O autor enfatiza que há alguns processos chaves responsáveis
pela redução da violência. O que ele chama do Processo Pacificador (quando, por
questões lógicas, relacionamentos amigáveis e comerciais são menos custosos e
mais benéficos para todos, do que o apelo constante à violência), o Processo
Civilizatório, a Revolução Humanitária (a diminuição, mesmo que tardia, da
percepção de que certas etnias ou grupos são menos importantes que outros) , a
Longa Paz (um período da história humana no qual o número de batalhas e guerras
oficiais entre nações surpreendentemente diminuiu) e a Nova Paz (os períodos
recentes, pós Guerra Fria). Seu raciocínio, intercalado sempre com citações ora
irreverentes, ora reflexivas, conduz bem para que achemos estes episódios
razoáveis em explicar, no contexto geral, que a violência tem diminuído.

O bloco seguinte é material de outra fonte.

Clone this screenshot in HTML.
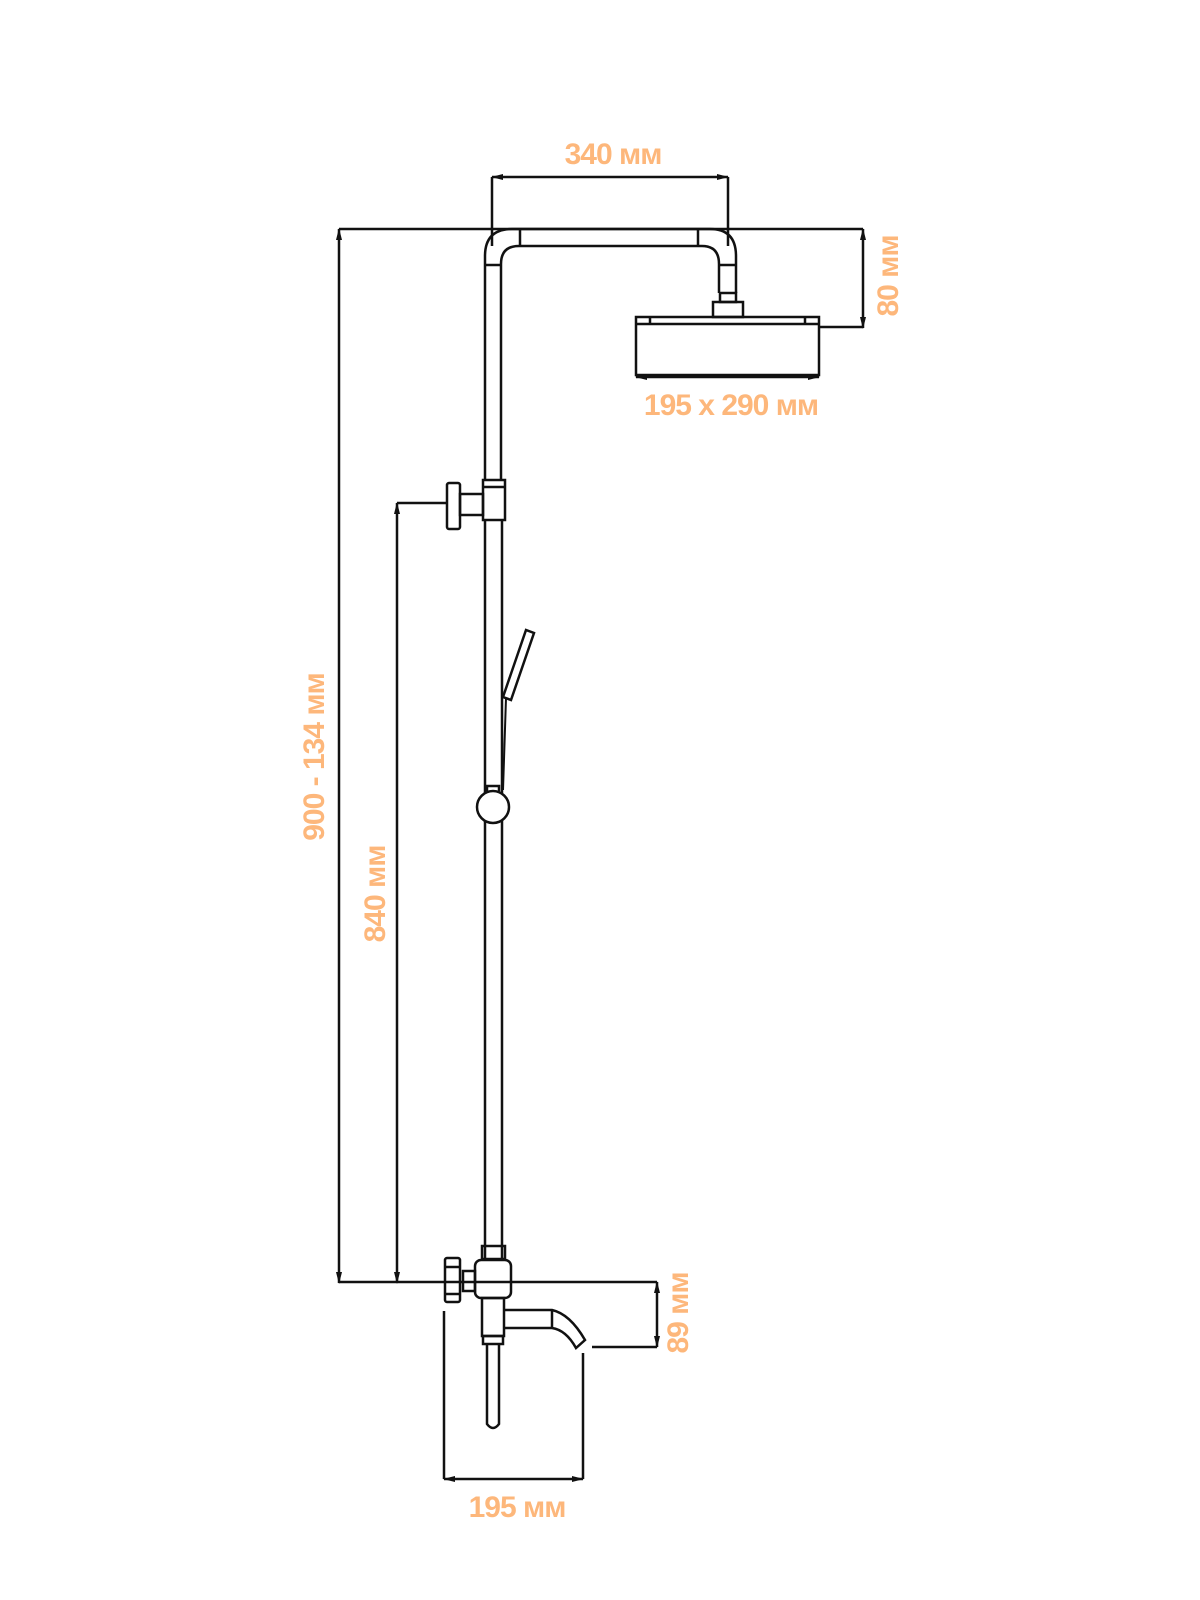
<!DOCTYPE html>
<html><head><meta charset="utf-8"><style>
html,body{margin:0;padding:0;background:#fff;width:1200px;height:1600px;overflow:hidden}
svg{display:block}
text{font-family:"Liberation Sans Narrow","Liberation Sans",sans-serif;font-weight:bold;fill:#fdb77b;letter-spacing:-1px}
</style></head><body>
<svg width="1200" height="1600" viewBox="0 0 1200 1600" xmlns="http://www.w3.org/2000/svg">
<defs>
<marker id="a" viewBox="0 0 12 6" refX="11" refY="3" markerWidth="12" markerHeight="6" orient="auto-start-reverse" markerUnits="userSpaceOnUse"><path d="M0,0 L12,3 L0,6z" fill="#111"/></marker>
</defs>
<g stroke="#111" stroke-width="2.5" fill="none">
<line x1="492" y1="177" x2="728" y2="177" marker-start="url(#a)" marker-end="url(#a)"/>
<line x1="492" y1="177" x2="492" y2="246"/>
<line x1="728" y1="177" x2="728" y2="246"/>
<line x1="339" y1="229" x2="863" y2="229"/>
<line x1="863" y1="229" x2="863" y2="328" marker-start="url(#a)" marker-end="url(#a)"/>
<line x1="820" y1="327" x2="863" y2="327"/>
<path d="M485,480 V256 Q485,229 512,229 H710 Q736,229 736,256 V293"/>
<path d="M501,480 V264 Q501,246 519,246 H702 Q719,246 719,264 V293"/>
<line x1="485" y1="265" x2="501" y2="265"/>
<line x1="520" y1="229" x2="520" y2="246"/>
<line x1="698" y1="229" x2="698" y2="246"/>
<line x1="719" y1="265" x2="736" y2="265"/>
<rect x="720" y="293" width="16" height="9"/>
<rect x="713" y="302" width="30" height="15"/>
<rect x="636" y="317" width="183" height="58"/>
<line x1="636" y1="324" x2="819" y2="324"/>
<line x1="650" y1="317" x2="650" y2="324"/>
<line x1="805" y1="317" x2="805" y2="324"/>
<line x1="636" y1="377" x2="819" y2="377" marker-start="url(#a)" marker-end="url(#a)"/>
<line x1="339" y1="229" x2="339" y2="1283" marker-start="url(#a)" marker-end="url(#a)"/>
<line x1="397" y1="503" x2="397" y2="1283" marker-start="url(#a)" marker-end="url(#a)"/>
<line x1="397" y1="503" x2="447" y2="503"/>
<line x1="339" y1="1282" x2="657" y2="1282"/>
<rect x="483" y="480" width="22" height="40"/>
<line x1="483" y1="487" x2="505" y2="487"/>
<rect x="460" y="494" width="23" height="21"/>
<rect x="447" y="483" width="13" height="46" rx="2"/>
<line x1="485" y1="520" x2="485" y2="1258"/>
<line x1="502" y1="520" x2="502" y2="1258"/>
<circle cx="493" cy="807" r="16" fill="#fff"/>
<path d="M487,791 V786 H499 V791"/>
<path d="M503,697 L526,630 L534,633 L511,700 Z" fill="#fff"/>
<path d="M506,698 C505,730 504,760 503,790" stroke-width="2"/>
<rect x="482" y="1246" width="23" height="13"/>
<rect x="475" y="1260" width="36" height="38" rx="6"/>
<rect x="463" y="1271" width="12" height="20"/>
<rect x="445" y="1258" width="15" height="44" rx="2"/>
<line x1="445" y1="1267" x2="460" y2="1267"/>
<line x1="445" y1="1294" x2="460" y2="1294"/>
<rect x="482" y="1298" width="22" height="38"/>
<path d="M504,1310 H552 Q570,1314 585,1340 L576,1348 Q566,1330 552,1328 H504"/>
<line x1="552" y1="1310" x2="552" y2="1328"/>
<rect x="483" y="1336" width="20" height="8"/>
<path d="M487,1344 V1424 Q493,1432 499,1424 V1344"/>
<line x1="657" y1="1282" x2="657" y2="1347" marker-start="url(#a)" marker-end="url(#a)"/>
<line x1="592" y1="1347" x2="657" y2="1347"/>
<line x1="444" y1="1311" x2="444" y2="1479"/>
<line x1="583" y1="1353" x2="583" y2="1479"/>
<line x1="444" y1="1479" x2="583" y2="1479" marker-start="url(#a)" marker-end="url(#a)"/>
</g>
<text x="613" y="164" font-size="30" text-anchor="middle">340 мм</text>
<text x="731" y="415" font-size="30" text-anchor="middle">195 x 290 мм</text>
<text x="517" y="1517" font-size="30" text-anchor="middle">195 мм</text>
<text transform="translate(898,276) rotate(-90)" font-size="30" text-anchor="middle">80 мм</text>
<text transform="translate(688,1313) rotate(-90)" font-size="30" text-anchor="middle">89 мм</text>
<text transform="translate(324,757) rotate(-90)" font-size="30" text-anchor="middle">900 - 134 мм</text>
<text transform="translate(385,894) rotate(-90)" font-size="30" text-anchor="middle">840 мм</text>
</svg>
</body></html>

Como não podia ser diferente, Pinker mergulha na mente humana
e nas razões biológicas que nos tornaram tão dependentes de atitudes violentas.

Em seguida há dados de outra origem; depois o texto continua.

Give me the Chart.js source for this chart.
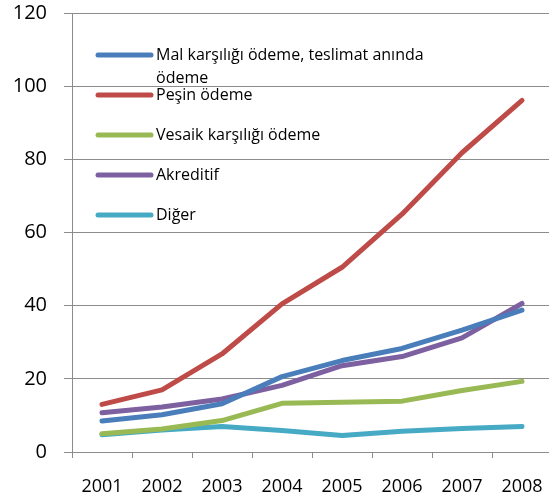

Aqui eu não posso deixar de reconhecer que há muita coisa semelhante em alguns
capítulos de seu livro sobre a mente, visto que ele, como psicólogo, não pode
evitar de falar do assunto. Evidentemente ele se concentra nas raízes humanas e
biológicas da agressividade, em um discurso que chega a ser bem mais esmiuçado
que os anteriores. Depois de destrinchar nossas paixões mais animalizadas, ele
então direciona o leitor para o discurso oposto: como nós mudamos ao longo do
tempo, e passamos a tolerar menos episódios de banalidade do sofrimento. É
clássico do estilo Pinker de escrever.
A obra colossal
finaliza com algumas reflexões sobre tudo o que foi escrito, e reforçando que
estamos num período onde o apelo à violência apresenta uma tendência cada vez
mais generalizada a desaparecer. Como relações amigáveis são sempre mais
vantajosas, em diversos cenários, e que elementos chaves como alfabetização,
educação, apelo à razão e desenvolvimento científico e tecnológico estão
fundamentalmente atrelados com uma diminuição compulsória do recurso à força e
violência. É um cenário realista, em função de seus dados, e otimista
justamente pela mesma razão.
Publicado pela Companhia das Letras, o livro é bem pesado,
mas a tipografia e as folhas fosca amenizam a leitura. Por ser muito volumoso,
recomendo utilizar uma cadeira confortável. É quase um quilo de livro, que não
tem com ser levado numa bolsa ou numa mochila para ser lido durante momentos de
viagens ou na espera de alguma fila de serviços.